Imaginar la irrupción de Munitis y Colsa la semana pasada en el vestuario verdiblanco tiene que ser lo más parecido a un seísmo, uno de esos capaces de abrir fallas en la corteza continental y provocar más de una erupción volcánica.
Si para los aficionados fueron nuestros modernos prometeos –aquella vaselina a Casillas en El Sardinero y la posterior celebración, o el gol antológico de Colsa en París son el mayor alimento de los sueños racinguistas de este siglo–, para los jugadores la sensación tiene por fuerza que multiplicarse: ¿qué mejor guía podrían tener en el banquillo?
Más allá del tópico –a nuevo entrenador, victoria segura–, en esta ocasión no basta con recurrir a la fortuna para explicar que un equipo que hace una semana parecía condenado al desastre, el domingo renaciera con fuerza suficiente para arrollar al rival sin que apenas llegara a inquietarle.

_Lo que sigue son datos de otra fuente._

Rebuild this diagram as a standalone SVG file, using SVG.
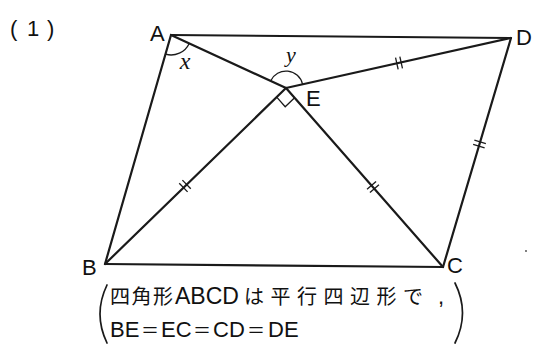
<svg xmlns="http://www.w3.org/2000/svg" width="536" height="346" viewBox="0 0 536 346">
<style>
  .edge{stroke:#1a1a1a;stroke-width:2.2;stroke-linecap:round;fill:none}
  .thin{stroke:#1a1a1a;stroke-width:1.3;fill:none}
  .brk{stroke:#1a1a1a;stroke-width:1.7;fill:none;stroke-linecap:round}
  .tick line{stroke:#1a1a1a;stroke-width:1.3}
  .lbl{font-family:"Liberation Sans","DejaVu Sans",sans-serif;font-size:22px;fill:#111}
  .var{font-family:"Liberation Serif","DejaVu Serif",serif;font-style:italic;fill:#111}
  .cj{font-family:"Noto Sans CJK JP","Noto Sans CJK SC",sans-serif;font-size:20px;fill:#111}
  .eq{font-family:"Noto Sans CJK JP","Noto Sans CJK SC",sans-serif;font-size:18px;fill:#111}
  .lat{font-family:"Liberation Sans","DejaVu Sans",sans-serif;fill:#111}
</style>
<defs>
  <g id="tk" class="tick"><line x1="-2.2" y1="-6" x2="-2.2" y2="6"/><line x1="2.2" y1="-6" x2="2.2" y2="6"/></g>
</defs>
<rect width="536" height="346" fill="#fff"/>
<text class="lbl" y="36"><tspan x="10">(</tspan><tspan x="27">1</tspan><tspan x="47">)</tspan></text>
<g id="connectors">
  <line class="edge" x1="171" y1="35" x2="511" y2="38" style="stroke-width:1.9"/>
  <line class="edge" x1="171" y1="35" x2="105" y2="264"/>
  <line class="edge" x1="105" y1="264" x2="443" y2="267"/>
  <line class="edge" x1="443" y1="267" x2="511" y2="38"/>
  <line class="edge" x1="171" y1="35" x2="286" y2="88"/>
  <line class="edge" x1="105" y1="264" x2="286" y2="88"/>
  <line class="edge" x1="286" y1="88" x2="443" y2="267"/>
  <line class="edge" x1="286" y1="88" x2="511" y2="38"/>
  <path class="thin" d="M165.5,54.2 A20,20 0 0 0 189.2,43.4"/>
  <path class="thin" d="M270.6,80.9 A17,17 0 0 1 302.6,84.3"/>
  <path class="thin" d="M276.7,97.1 L285.2,106.8 L294.6,97.8"/>
  <use href="#tk" transform="translate(185,186) rotate(-44.2)"/>
  <use href="#tk" transform="translate(373,187) rotate(48.7)"/>
  <use href="#tk" transform="translate(399,63) rotate(-12.5)"/>
  <use href="#tk" transform="translate(479.5,144) rotate(106.5)"/>
</g>
<g id="A"><text class="lbl" x="150" y="41">A</text></g>
<g id="B"><text class="lbl" x="82" y="275">B</text></g>
<g id="C"><text class="lbl" x="447" y="273">C</text></g>
<g id="D"><text class="lbl" x="516" y="45">D</text></g>
<g id="E"><text class="lbl" x="306" y="106">E</text></g>
<text class="var" x="185" y="68.5" font-size="24" text-anchor="middle">x</text>
<text class="var" x="291" y="61.5" font-size="22" text-anchor="middle">y</text>
<circle cx="526" cy="251" r="0.9" fill="#444"/>
<g id="note">
  <path class="brk" d="M107,285 Q93,314 107,343"/>
  <path class="brk" d="M455,283 Q470,313 455,343"/>
  <text y="304"><tspan class="cj" x="110" letter-spacing="1.5">四角形</tspan><tspan class="lat" font-size="23" x="175">ABCD</tspan><tspan class="cj" x="244" letter-spacing="6.5">は平行四辺形で</tspan><tspan class="lat" font-size="22" x="438">,</tspan></text>
  <text y="337"><tspan class="lat" font-size="22" x="110">BE</tspan><tspan class="eq" x="141">＝</tspan><tspan class="lat" font-size="22" x="161">EC</tspan><tspan class="eq" x="193">＝</tspan><tspan class="lat" font-size="22" x="213">CD</tspan><tspan class="eq" x="247">＝</tspan><tspan class="lat" font-size="22" x="268">DE</tspan></text>
</g>
</svg>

Poco importa que enfrente estuviera un Osasuna en hora bajas –que también buscaba un revulsivo con el cambio de entrenador, por cierto–; lo cierto es que el Racing saltó al campo con una actitud bien distinta, transmitiendo un fe absoluta en sus posibilidades y dispuesto a doblegar a cualquiera que se le pusiera por delante. Lo curioso es que la nómina de titulares fuera prácticamente la misma que el resto de la temporada ha ido naufragando partido tras partido. ¿Qué pudo haber motivado esta metamorfosis, radical y casi milagrera?
Durante casi una década, Gonzalo Colsa y Pedro Munitis imprimieron al Racing su impronta de entrega y humildad. Tal vez ellos no acaparasen los titulares y los flashes de los fotógrafos, ni firmasen la estrategia, pero si hubo una constante en los mejores años en la élite del club fue la presencia indiscutible de un tándem que no sólo resultó imprescindible, sino que hizo que todos los entrenadores que fueron sucediéndose terminaran por modificar sus sistemas de juego para adaptarse al estilo impuesto por las características especiales del ocho y el diez, dos jugadores que constituían la columna vertebral de un equipo que, más que al talento –que lo había–, se encomendó siempre al trabajo incansable y la voracidad por el triunfo.
Algo tienen, desde luego, estos dos jugadores, que les permitió en su día seducir a la grada, y ahora desde el banquillo conectar con unos futbolistas que hasta ayer parecían no creer en sus posibilidades. Tal vez saberse bajo la batuta de dos grandes, dos históricos, produzca esa espiral de confianza que permite afrontar cualquier reto. Pero también el especial carácter del tándem puede tener mucho que ver.
Estamos acostumbrados a ver a un Munitis irreductible, luchador hasta la extenuación y competitivo hasta más allá de imaginable. De Colsa siempre se habló como un diésel, de arranque lento pero incansable y de fiabilidad más que alta. En la distancia corta, sorprende la tranquilidad que irradian; especialmente el delantero, de carácter volcánico sobre el verde, resalta por su tranquilidad, por su gesto pausado y, una vez superadas la barreras de la timidez, su cercanía, poco habitual en un futbolista verdaderamente de élite. Claro que eso no engaña a nadie: en sus ojos brilla la picardía incendiaria de los apasionados. Colsa, por su parte, destaca por su espíritu analítico y una inteligencia que le permitía ser una especie de entrenador sobre el campo mucho antes de ocupar los banquillos.
Que su influencia ha resultado decisiva para variar el rumbo del equipo parece evidente. Ahora sólo hace falta que la fe del vestuario se expanda, como una especie de guerra santa, hacia la grada –que a pesar de la tristeza por Paco, apoyó sin fisuras el nuevo proyecto– y, sobre todo, hacia una sociedad que no debería dejar morir al Racing.